E, então, furamos um crânio. Mas não vemos senão uma pastosa massa cinzenta, coberta de aguarela sanguínea. E por mais aproximações que façamos, a microscopia não encontra as nossas cicatrizes mais encobertas no citoplasma das células, nem do cérebro, nem do coração. Onde estamos nós? O mundo humano que vemos quando nos olhamos uns aos outros nos olhos é um lugar sem nome por descobrir, sempre indescoberto, botão de uma abstratamente colorida flor que nasce do caos, o caos que lhe corre nos vasos e a nós faz quentes as veias, que tem pétalas de metal, cofre inviolável, de violento interior indecifrável.

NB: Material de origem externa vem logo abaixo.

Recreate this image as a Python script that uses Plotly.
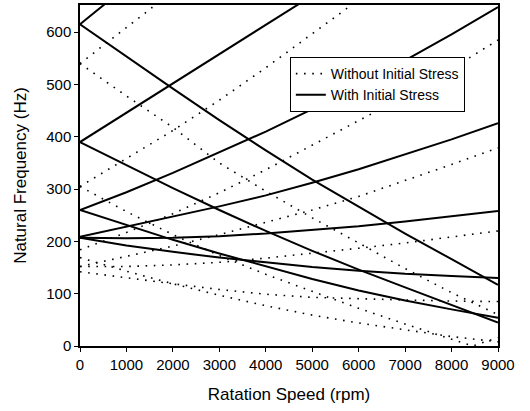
import plotly.graph_objects as go

# Rotation speed grid (rpm)
rpm = [0, 1000, 2000, 3000, 4000, 5000, 6000, 7000, 8000, 9000]

# ---- With initial stress (solid) ----
with_A = [615, 688, 760, 830, 900, 970, 1040, 1110, 1180, 1250]
with_B = [615, 553, 492, 432, 374, 318, 266, 215, 166, 117]
with_C = [390, 446, 502, 558, 614, 670, 726, 782, 838, 894]
with_D = [390, 346, 302, 260, 220, 182, 146, 112, 78, 45]
with_E = [209, 228, 247, 267, 288, 312, 338, 366, 395, 426]
with_F = [260, 231, 203, 177, 152, 128, 106, 87, 70, 54]
with_G = [207, 206, 207, 210, 215, 222, 229, 238, 248, 258]
with_H = [207, 192, 180, 169, 160, 151, 144, 138, 134, 130]
with_K = [260, 294, 331, 370, 410, 453, 499, 546, 596, 648]

# ---- Without initial stress (dotted) ----
wo_a = [540, 609, 678, 747, 816, 885, 954, 1023, 1092, 1161]
wo_b = [540, 478, 418, 350, 296, 245, 197, 148, 102, 60]
wo_c = [305, 358, 412, 470, 532, 597, 662, 727, 792, 857]
wo_K = [184, 217, 253, 293, 337, 384, 430, 478, 530, 585]
wo_E = [152, 171, 191, 213, 236, 260, 286, 316, 347, 379]
wo_G = [152, 152, 155, 160, 168, 177, 187, 197, 208, 220]
wo_H = [142, 130, 119, 108, 99, 93, 90, 88, 86, 85]
wo_F = [169, 143, 119, 97, 77, 59, 44, 31, 18, 8]
rpm_D = [0, 1000, 2000, 3000, 4000, 5000, 6000, 7000, 8000, 8450, 9000]
wo_D = [305, 257, 213, 173, 137, 104, 72, 42, 13, 0, 16]

fig = go.Figure()

dotted = [(rpm, wo_a), (rpm, wo_b), (rpm, wo_c), (rpm, wo_K), (rpm, wo_E),
          (rpm, wo_G), (rpm, wo_H), (rpm, wo_F), (rpm_D, wo_D)]
for i, (xs, ys) in enumerate(dotted):
    fig.add_trace(go.Scatter(
        x=xs, y=ys, mode="lines",
        line=dict(color="black", width=1.6, dash="1.6px,6.6px"),
        name="Without Initial Stress", legendgroup="wo", showlegend=(i == 0)))

solid = [with_A, with_B, with_C, with_D, with_E, with_F, with_G, with_H, with_K]
for i, ys in enumerate(solid):
    fig.add_trace(go.Scatter(
        x=rpm, y=ys, mode="lines",
        line=dict(color="black", width=2),
        name="With Initial Stress", legendgroup="w", showlegend=(i == 0)))

FONT = "Liberation Sans, Arial, sans-serif"
axis_font = dict(family=FONT, size=15, color="black")
fig.update_layout(
    width=530, height=411,
    margin=dict(l=80, r=32, t=5, b=65, autoexpand=False),
    paper_bgcolor="white", plot_bgcolor="white",
    font=dict(family=FONT, size=15, color="black"),
    showlegend=True,
    legend=dict(x=0.502, y=0.8475, xanchor="left", yanchor="top",
                bgcolor="white", bordercolor="black", borderwidth=1,
                font=dict(size=14, family=FONT),
                tracegroupgap=0, itemwidth=30),
)
fig.update_xaxes(
    range=[0, 9000], tickvals=[0, 1000, 2000, 3000, 4000, 5000, 6000, 7000, 8000, 9000],
    showgrid=False, zeroline=False, showline=True, linecolor="black", linewidth=1.5,
    mirror=True, ticks="outside", ticklen=4, tickcolor="black", tickfont=axis_font,
    automargin=False,
    title=dict(text="Ratation Speed (rpm)", font=dict(size=17), standoff=16))
fig.update_yaxes(
    range=[0, 652], tickvals=[0, 100, 200, 300, 400, 500, 600],
    showgrid=False, zeroline=False, showline=True, linecolor="black", linewidth=1.5,
    mirror=True, ticks="outside", ticklen=4, tickcolor="black", tickfont=axis_font,
    automargin=False,
    title=dict(text="Natural Frequency (Hz)", font=dict(size=17), standoff=15))

fig.write_html("out.html", config={"displayModeBar": False},
               post_script="document.body.style.margin='0';")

Não pousamos as nossas mãos na relva do mundo dos outros, e nos seus rios de lágrimas, jamais nos banharemos. É impossível até antever este mundo que a flor, com seu caule frágil, sustenta. Ouvimos os seus pássaros cantar, mas o som vem distorcido e sujo, é mero símbolo do grito que dói. E mesmo quando se contorcem os rostos, são uma milésima do quão torto está o interior, do quão tortuosa se tem a alma. O olhar é a mais sincera das radiografias, a escavação mais profunda, mas é, ainda, insuficiente. Se das nebulosas se soltam braços, cujas mãos se encontram e entrelaçam, o toque luminoso que um recebe é filtrado pela sua íris, e a mensagem do outro é já uma de nós próprios para nós mesmos. 

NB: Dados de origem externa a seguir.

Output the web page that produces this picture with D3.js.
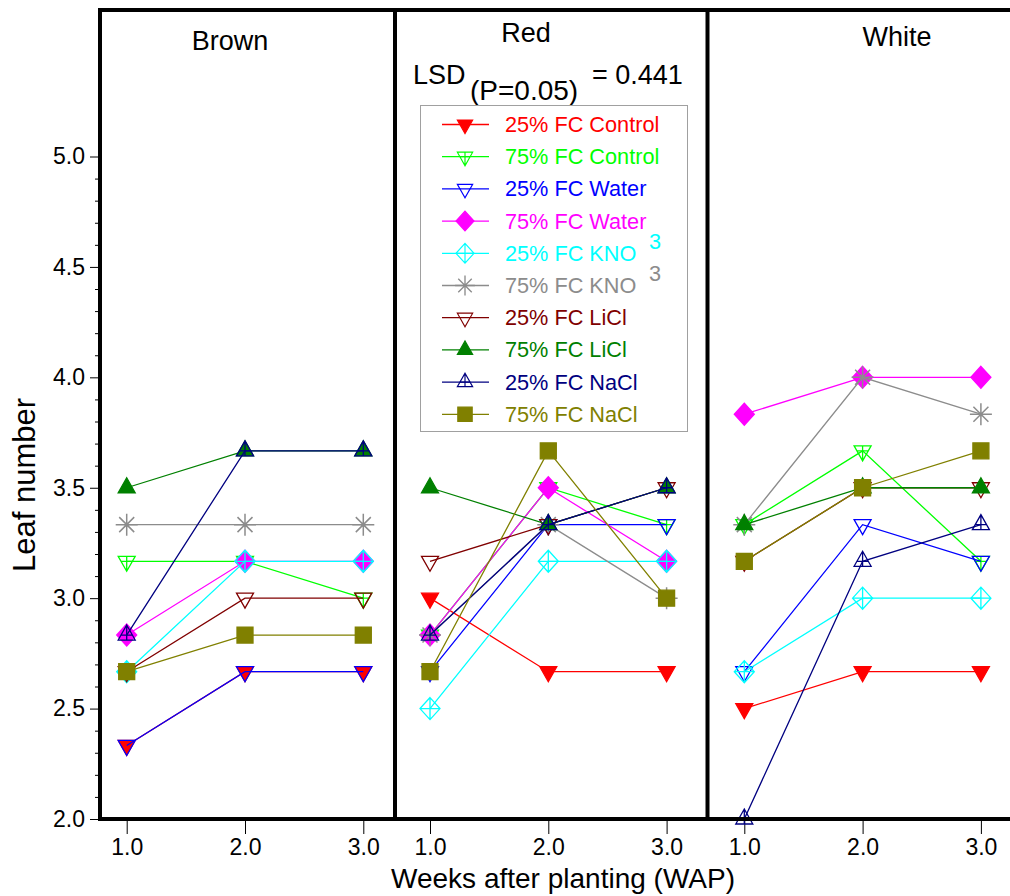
<!DOCTYPE html>
<html>
<head>
<meta charset="utf-8">
<script src="https://cdn.jsdelivr.net/npm/d3@7"></script>
<style>
  body { margin: 0; background: #fff; }
  svg { display: block; font-family: "Liberation Sans", Arial, sans-serif; }
</style>
</head>
<body>
<svg id="chart" width="1010" height="896"></svg>
<script>
// data ---------------------------------------------------------------------
const weeks = [1, 2, 3];
const cultivars = ['Brown', 'Red', 'White'];
const treatments = [
  '25% FC Control', '75% FC Control', '25% FC Water', '75% FC Water',
  '25% FC KNO3', '75% FC KNO3', '25% FC LiCl', '75% FC LiCl',
  '25% FC NaCl', '75% FC NaCl',
];
const brownValues = [
  [2.333, 2.667, 2.667],
  [3.167, 3.167, 3.0],
  [2.333, 2.667, 2.667],
  [2.833, 3.167, 3.167],
  [2.667, 3.167, 3.167],
  [3.333, 3.333, 3.333],
  [2.667, 3.0, 3.0],
  [3.5, 3.667, 3.667],
  [2.833, 3.667, 3.667],
  [2.667, 2.833, 2.833],
];
const redValues = [
  [3.0, 2.667, 2.667],
  [2.833, 3.5, 3.333],
  [2.667, 3.333, 3.333],
  [2.833, 3.5, 3.167],
  [2.5, 3.167, 3.167],
  [2.833, 3.333, 3.0],
  [3.167, 3.333, 3.5],
  [3.5, 3.333, 3.5],
  [2.833, 3.333, 3.5],
  [2.667, 3.667, 3.0],
];
const whiteValues = [
  [2.5, 2.667, 2.667],
  [3.333, 3.667, 3.167],
  [2.667, 3.333, 3.167],
  [3.833, 4.0, 4.0],
  [2.667, 3.0, 3.0],
  [3.333, 4.0, 3.833],
  [3.167, 3.5, 3.5],
  [3.333, 3.5, 3.5],
  [2.0, 3.167, 3.333],
  [3.167, 3.5, 3.667],
];
const yTicks = [2.0, 2.5, 3.0, 3.5, 4.0, 4.5, 5.0];
const lsdText = ['LSD', '(P=0.05)', '= 0.441'];

// styles ---------------------------------------------------------------------
const colors = ['#ff0000', '#00ff00', '#0000ff', '#ff00ff', '#00ffff',
  '#8c8c8c', '#800000', '#008000', '#000080', '#808000'];
const shapes = ['downFilled', 'downCross', 'downOpen', 'diamondFilled', 'diamondCross',
  'asterisk', 'downOpen', 'upFilled', 'upCross', 'square'];

const svg = d3.select('#chart');
const topY = 10;
const y = d3.scaleLinear().domain([2, 5]).range([819, 156.5]);
const bottomY = y(2);

// panel frames (left edge, right edge, position of week 1)
const layout = [
  { left: 100, right: 395, first: 126.7 },
  { left: 395, right: 707.5, first: 430 },
  { left: 707.5, right: 1020, first: 744.3 },
];
const panelData = [brownValues, redValues, whiteValues];
const titlePos = [[230, 50], [526, 42], [897, 46]];

function drawMarker(g, shape, color) {
  const open = { fill: 'none', stroke: color };
  const filled = { fill: color, stroke: color };
  let d = '';
  let style = open;
  switch (shape) {
    case 'downFilled': d = 'M-8.5,-5L8.5,-5L0,10Z'; style = filled; break;
    case 'downOpen': d = 'M-8.5,-5L8.5,-5L0,10Z'; break;
    case 'downCross': d = 'M-8.5,-5L8.5,-5L0,10ZM0,-5L0,10M-5.7,0L5.7,0'; break;
    case 'upFilled': d = 'M-8.5,5L8.5,5L0,-10Z'; style = filled; break;
    case 'upCross': d = 'M-8.5,5L8.5,5L0,-10ZM0,-10L0,5M-5.7,0L5.7,0'; break;
    case 'diamondFilled': d = 'M0,-11L10,0L0,11L-10,0Z'; style = filled; break;
    case 'diamondCross': d = 'M0,-11L10,0L0,11L-10,0ZM0,-11L0,11M-10,0L10,0'; break;
    case 'square': d = 'M-8,-8h16v16h-16Z'; style = filled; break;
    case 'asterisk': d = 'M-11,0L11,0M0,-11L0,11M-7.5,-7.5L7.5,7.5M-7.5,7.5L7.5,-7.5'; break;
    default: break;
  }
  g.append('path')
    .attr('d', d)
    .attr('fill', style.fill)
    .attr('stroke', style.stroke)
    .attr('stroke-width', shape === 'asterisk' ? 1.5 : 1.3);
}

// panels ------------------------------------------------------------------------
layout.forEach((p, pi) => {
  const x = d3.scaleLinear().domain([1, 3]).range([p.first, p.first + 236.6]);
  const g = svg.append('g').attr('class', 'panel');

  // x axis
  const xAxis = g.append('g')
    .attr('transform', `translate(0,${bottomY})`)
    .call(d3.axisBottom(x).tickValues(weeks).tickSize(15).tickPadding(5).tickFormat(d3.format('.1f')));
  xAxis.select('.domain').remove();
  xAxis.selectAll('line').attr('stroke', '#000').attr('stroke-width', 1);
  xAxis.selectAll('text').attr('font-size', 23).attr('fill', '#000').attr('font-family', 'Liberation Sans, Arial, sans-serif');

  // series
  panelData[pi].forEach((vals, si) => {
    const pts = weeks.map((w, i) => [x(w), y(vals[i])]);
    g.append('path')
      .attr('d', d3.line()(pts))
      .attr('fill', 'none')
      .attr('stroke', colors[si])
      .attr('stroke-width', 1.3);
    pts.forEach((pt) => {
      const m = g.append('g').attr('transform', `translate(${pt[0]},${pt[1]})`);
      drawMarker(m, shapes[si], colors[si]);
    });
  });

  g.append('text')
    .attr('x', titlePos[pi][0])
    .attr('y', titlePos[pi][1])
    .attr('text-anchor', 'middle')
    .attr('font-size', 27)
    .text(cultivars[pi]);
});

// frame lines
const frame = svg.append('g').attr('stroke', '#000').attr('stroke-width', 4).attr('fill', 'none');
frame.append('line').attr('x1', 98).attr('x2', 1010).attr('y1', topY).attr('y2', topY);
frame.append('line').attr('x1', 98).attr('x2', 1010).attr('y1', bottomY).attr('y2', bottomY);
layout.forEach((p) => {
  frame.append('line').attr('x1', p.left).attr('x2', p.left).attr('y1', topY).attr('y2', bottomY);
});

// y axis
const yAxis = svg.append('g')
  .attr('transform', 'translate(100,0)')
  .call(d3.axisLeft(y).tickValues(yTicks).tickSize(10).tickPadding(5).tickFormat(d3.format('.1f')));
yAxis.select('.domain').remove();
yAxis.selectAll('text').attr('font-size', 23).attr('font-family', 'Liberation Sans, Arial, sans-serif');
const minor = svg.append('g')
  .attr('transform', 'translate(100,0)')
  .call(d3.axisLeft(y).tickValues(d3.range(2.1, 5.0, 0.1).filter((v) => Math.abs(v * 2 - Math.round(v * 2)) > 0.01)).tickSize(5).tickFormat(''));
minor.select('.domain').remove();

// axis titles
svg.append('text')
  .attr('x', 563)
  .attr('y', 888)
  .attr('text-anchor', 'middle')
  .attr('font-size', 28)
  .text('Weeks after planting (WAP)');
svg.append('text')
  .attr('transform', 'translate(35,485) rotate(-90)')
  .attr('text-anchor', 'middle')
  .attr('font-size', 31)
  .text('Leaf number');

// LSD note
svg.append('text').attr('x', 413).attr('y', 84).attr('font-size', 27).text(lsdText[0]);
svg.append('text').attr('x', 470).attr('y', 100).attr('font-size', 28).text(lsdText[1]);
svg.append('text').attr('x', 592).attr('y', 84).attr('font-size', 27).text(lsdText[2]);

// legend
const legend = svg.append('g').attr('class', 'legend');
legend.append('rect')
  .attr('x', 420.5).attr('y', 105.5)
  .attr('width', 267).attr('height', 326)
  .attr('fill', '#fff')
  .attr('stroke', '#a0a0a0');
treatments.forEach((name, i) => {
  const cy = 124.5 + i * 32.2;
  legend.append('line')
    .attr('x1', 442).attr('x2', 489).attr('y1', cy).attr('y2', cy)
    .attr('stroke', colors[i]).attr('stroke-width', 1.3);
  const m = legend.append('g').attr('transform', `translate(465,${cy}) scale(0.9)`);
  drawMarker(m, shapes[i], colors[i]);
  const isKno = name.endsWith('KNO3');
  legend.append('text')
    .attr('x', 505).attr('y', cy + 7.5)
    .attr('font-size', 21.7)
    .attr('fill', colors[i])
    .text(isKno ? name.slice(0, -1) : name);
  if (isKno) {
    legend.append('text')
      .attr('x', 649).attr('y', cy - 4.5)
      .attr('font-size', 21.7)
      .attr('fill', colors[i])
      .text('3');
  }
});
</script>
</body>
</html>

Nunca ouvimos os outros e a ponta dos nossos dedos nunca toca as suas chagas, a podridão do seu sangue jamais a descobrirão as nossas narinas e ver o sal seco do seu choro ser-nos-á sempre impossível. Olhamo-nos e vemo-nos refletidos, interpretamos os outros à nossa imagem e semelhança, como deuses de nada que somos todos. As palavras que os outros nos dizem não nos ferem, não nos inferem a dor que os inferna. Somos um formigueiro de cofres fechados, abandonados à incompreensão de si mesmos, na mesmice de se estar só, irremediavelmente só, num oceano de tentativas de empatia falhadas, de esperanças ancoradas, de ligações deslaçadas…

Num mundo de humanos, humanos muitos, humanos mundos, muitos mundos selvagens, na virginal solidão de um jardim por florir.